#### [Material]
** Start **
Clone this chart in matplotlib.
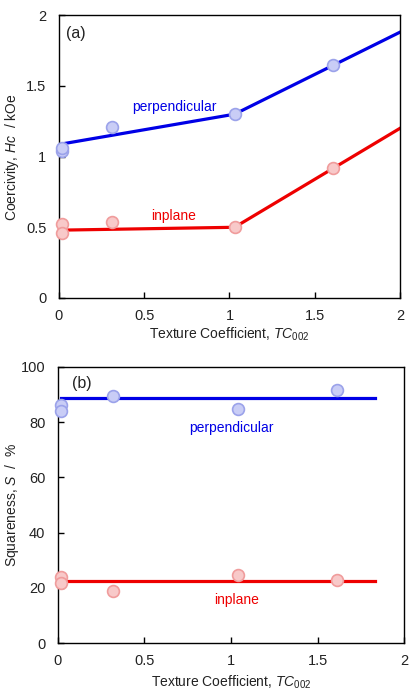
import matplotlib
matplotlib.use("Agg")
import matplotlib.pyplot as plt

plt.rcParams['font.family'] = ['Liberation Sans', 'DejaVu Sans']
plt.rcParams['mathtext.fontset'] = 'custom'
plt.rcParams['mathtext.rm'] = 'Liberation Sans'
plt.rcParams['mathtext.it'] = 'Liberation Sans:italic'
plt.rcParams['text.color'] = '#222222'
plt.rcParams['axes.labelcolor'] = '#222222'
plt.rcParams['xtick.labelcolor'] = '#222222'
plt.rcParams['ytick.labelcolor'] = '#222222'

# (a) Coercivity
hc_perp_x = [0.02, 0.02, 0.31, 1.03, 1.61]
hc_perp_y = [1.04, 1.06, 1.21, 1.30, 1.65]
hc_in_x = [0.02, 0.02, 0.31, 1.03, 1.61]
hc_in_y = [0.52, 0.46, 0.54, 0.50, 0.92]
hc_perp_line_x = [0.02, 1.03, 2.0]
hc_perp_line_y = [1.09, 1.30, 1.88]
hc_in_line_x = [0.02, 1.03, 2.0]
hc_in_line_y = [0.48, 0.50, 1.20]

# (b) Squareness
sq_perp_x = [0.02, 0.02, 0.32, 1.04, 1.61]
sq_perp_y = [86.2, 83.9, 89.3, 84.7, 91.5]
sq_in_x = [0.02, 0.02, 0.32, 1.04, 1.61]
sq_in_y = [24.0, 21.9, 18.7, 24.5, 23.0]
sq_perp_line_x = [0.02, 1.83]
sq_perp_line_y = [88.9, 88.9]
sq_in_line_x = [0.02, 1.83]
sq_in_line_y = [22.3, 22.3]

blue = '#0000e6'
red = '#ee0000'
bfill, bedge = '#c9cdf6', '#9ba2ea'
rfill, redge = '#f8c9c9', '#f09c9c'

fig = plt.figure(figsize=(4.09, 6.88), dpi=100)
ax1 = fig.add_axes([0.144, 0.5669, 0.834, 0.411])
ax2 = fig.add_axes([0.1418, 0.0654, 0.846, 0.4013])

def style(ax):
    ax.tick_params(axis='x', direction='in', length=4, width=1, labelsize=10.5, pad=8)
    ax.tick_params(axis='y', direction='in', length=4, width=1, labelsize=10.5, pad=9)
    for s in ax.spines.values():
        s.set_linewidth(1.0)
        s.set_color('black')

ms = 8.5
ax1.plot(hc_perp_line_x, hc_perp_line_y, color=blue, lw=2.3, zorder=2)
ax1.plot(hc_in_line_x, hc_in_line_y, color=red, lw=2.3, zorder=2)
ax1.plot(hc_perp_x, hc_perp_y, 'o', ms=ms, mfc=bfill, mec=bedge, mew=1.2, zorder=3, clip_on=False)
ax1.plot(hc_in_x, hc_in_y, 'o', ms=ms, mfc=rfill, mec=redge, mew=1.2, zorder=3, clip_on=False)
ax1.set_xlim(0, 2)
ax1.set_ylim(0, 2)
ax1.set_xticks([0, 0.5, 1, 1.5, 2])
ax1.set_xticklabels(['0', '0.5', '1', '1.5', '2'])
ax1.set_yticks([0, 0.5, 1, 1.5, 2])
ax1.set_yticklabels(['0', '0.5', '1', '1.5', '2'])
ax1.set_xlabel(r'Texture Coefficient, $\mathit{TC}_{\mathrm{002}}$', fontsize=10, labelpad=2)
ax1.set_ylabel(r'Coercivity, $\mathit{Hc}$  / kOe', fontsize=10)
ax1.yaxis.set_label_coords(-0.111, 0.5)
ax1.text(0.1, 1.87, '(a)', fontsize=11.5, ha='center', va='center')
ax1.text(0.68, 1.35, 'perpendicular', color=blue, fontsize=10, ha='center', va='center')
ax1.text(0.675, 0.58, 'inplane', color=red, fontsize=10, ha='center', va='center')
style(ax1)

ax2.plot(sq_perp_line_x, sq_perp_line_y, color=blue, lw=2.3, zorder=2)
ax2.plot(sq_in_line_x, sq_in_line_y, color=red, lw=2.3, zorder=2)
ax2.plot(sq_perp_x, sq_perp_y, 'o', ms=ms, mfc=bfill, mec=bedge, mew=1.2, zorder=3, clip_on=False)
ax2.plot(sq_in_x, sq_in_y, 'o', ms=ms, mfc=rfill, mec=redge, mew=1.2, zorder=3, clip_on=False)
ax2.set_xlim(0, 2)
ax2.set_ylim(0, 100)
ax2.set_xticks([0, 0.5, 1, 1.5, 2])
ax2.set_xticklabels(['0', '0.5', '1', '1.5', '2'])
ax2.set_yticks([0, 20, 40, 60, 80, 100])
ax2.set_xlabel(r'Texture Coefficient, $\mathit{TC}_{\mathrm{002}}$', fontsize=10, labelpad=4)
ax2.set_ylabel(r'Squareness, $\mathit{S}$  /  %', fontsize=10)
ax2.yaxis.set_label_coords(-0.107, 0.5)
ax2.text(0.14, 94, '(b)', fontsize=11.5, ha='center', va='center')
ax2.text(1.0, 78, 'perpendicular', color=blue, fontsize=10, ha='center', va='center')
ax2.text(1.03, 15.5, 'inplane', color=red, fontsize=10, ha='center', va='center')
style(ax2)

fig.savefig('out.png', dpi=100)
** End **
#### [Prompt]
Give an exact reproduction of every line, leaving out any picture.

#### [Complete response]
Clone this chart in matplotlib.
import matplotlib
matplotlib.use("Agg")
import matplotlib.pyplot as plt

plt.rcParams['font.family'] = ['Liberation Sans', 'DejaVu Sans']
plt.rcParams['mathtext.fontset'] = 'custom'
plt.rcParams['mathtext.rm'] = 'Liberation Sans'
plt.rcParams['mathtext.it'] = 'Liberation Sans:italic'
plt.rcParams['text.color'] = '#222222'
plt.rcParams['axes.labelcolor'] = '#222222'
plt.rcParams['xtick.labelcolor'] = '#222222'
plt.rcParams['ytick.labelcolor'] = '#222222'

# (a) Coercivity
hc_perp_x = [0.02, 0.02, 0.31, 1.03, 1.61]
hc_perp_y = [1.04, 1.06, 1.21, 1.30, 1.65]
hc_in_x = [0.02, 0.02, 0.31, 1.03, 1.61]
hc_in_y = [0.52, 0.46, 0.54, 0.50, 0.92]
hc_perp_line_x = [0.02, 1.03, 2.0]
hc_perp_line_y = [1.09, 1.30, 1.88]
hc_in_line_x = [0.02, 1.03, 2.0]
hc_in_line_y = [0.48, 0.50, 1.20]

# (b) Squareness
sq_perp_x = [0.02, 0.02, 0.32, 1.04, 1.61]
sq_perp_y = [86.2, 83.9, 89.3, 84.7, 91.5]
sq_in_x = [0.02, 0.02, 0.32, 1.04, 1.61]
sq_in_y = [24.0, 21.9, 18.7, 24.5, 23.0]
sq_perp_line_x = [0.02, 1.83]
sq_perp_line_y = [88.9, 88.9]
sq_in_line_x = [0.02, 1.83]
sq_in_line_y = [22.3, 22.3]

blue = '#0000e6'
red = '#ee0000'
bfill, bedge = '#c9cdf6', '#9ba2ea'
rfill, redge = '#f8c9c9', '#f09c9c'

fig = plt.figure(figsize=(4.09, 6.88), dpi=100)
ax1 = fig.add_axes([0.144, 0.5669, 0.834, 0.411])
ax2 = fig.add_axes([0.1418, 0.0654, 0.846, 0.4013])

def style(ax):
    ax.tick_params(axis='x', direction='in', length=4, width=1, labelsize=10.5, pad=8)
    ax.tick_params(axis='y', direction='in', length=4, width=1, labelsize=10.5, pad=9)
    for s in ax.spines.values():
        s.set_linewidth(1.0)
        s.set_color('black')

ms = 8.5
ax1.plot(hc_perp_line_x, hc_perp_line_y, color=blue, lw=2.3, zorder=2)
ax1.plot(hc_in_line_x, hc_in_line_y, color=red, lw=2.3, zorder=2)
ax1.plot(hc_perp_x, hc_perp_y, 'o', ms=ms, mfc=bfill, mec=bedge, mew=1.2, zorder=3, clip_on=False)
ax1.plot(hc_in_x, hc_in_y, 'o', ms=ms, mfc=rfill, mec=redge, mew=1.2, zorder=3, clip_on=False)
ax1.set_xlim(0, 2)
ax1.set_ylim(0, 2)
ax1.set_xticks([0, 0.5, 1, 1.5, 2])
ax1.set_xticklabels(['0', '0.5', '1', '1.5', '2'])
ax1.set_yticks([0, 0.5, 1, 1.5, 2])
ax1.set_yticklabels(['0', '0.5', '1', '1.5', '2'])
ax1.set_xlabel(r'Texture Coefficient, $\mathit{TC}_{\mathrm{002}}$', fontsize=10, labelpad=2)
ax1.set_ylabel(r'Coercivity, $\mathit{Hc}$  / kOe', fontsize=10)
ax1.yaxis.set_label_coords(-0.111, 0.5)
ax1.text(0.1, 1.87, '(a)', fontsize=11.5, ha='center', va='center')
ax1.text(0.68, 1.35, 'perpendicular', color=blue, fontsize=10, ha='center', va='center')
ax1.text(0.675, 0.58, 'inplane', color=red, fontsize=10, ha='center', va='center')
style(ax1)

ax2.plot(sq_perp_line_x, sq_perp_line_y, color=blue, lw=2.3, zorder=2)
ax2.plot(sq_in_line_x, sq_in_line_y, color=red, lw=2.3, zorder=2)
ax2.plot(sq_perp_x, sq_perp_y, 'o', ms=ms, mfc=bfill, mec=bedge, mew=1.2, zorder=3, clip_on=False)
ax2.plot(sq_in_x, sq_in_y, 'o', ms=ms, mfc=rfill, mec=redge, mew=1.2, zorder=3, clip_on=False)
ax2.set_xlim(0, 2)
ax2.set_ylim(0, 100)
ax2.set_xticks([0, 0.5, 1, 1.5, 2])
ax2.set_xticklabels(['0', '0.5', '1', '1.5', '2'])
ax2.set_yticks([0, 20, 40, 60, 80, 100])
ax2.set_xlabel(r'Texture Coefficient, $\mathit{TC}_{\mathrm{002}}$', fontsize=10, labelpad=4)
ax2.set_ylabel(r'Squareness, $\mathit{S}$  /  %', fontsize=10)
ax2.yaxis.set_label_coords(-0.107, 0.5)
ax2.text(0.14, 94, '(b)', fontsize=11.5, ha='center', va='center')
ax2.text(1.0, 78, 'perpendicular', color=blue, fontsize=10, ha='center', va='center')
ax2.text(1.03, 15.5, 'inplane', color=red, fontsize=10, ha='center', va='center')
style(ax2)

fig.savefig('out.png', dpi=100)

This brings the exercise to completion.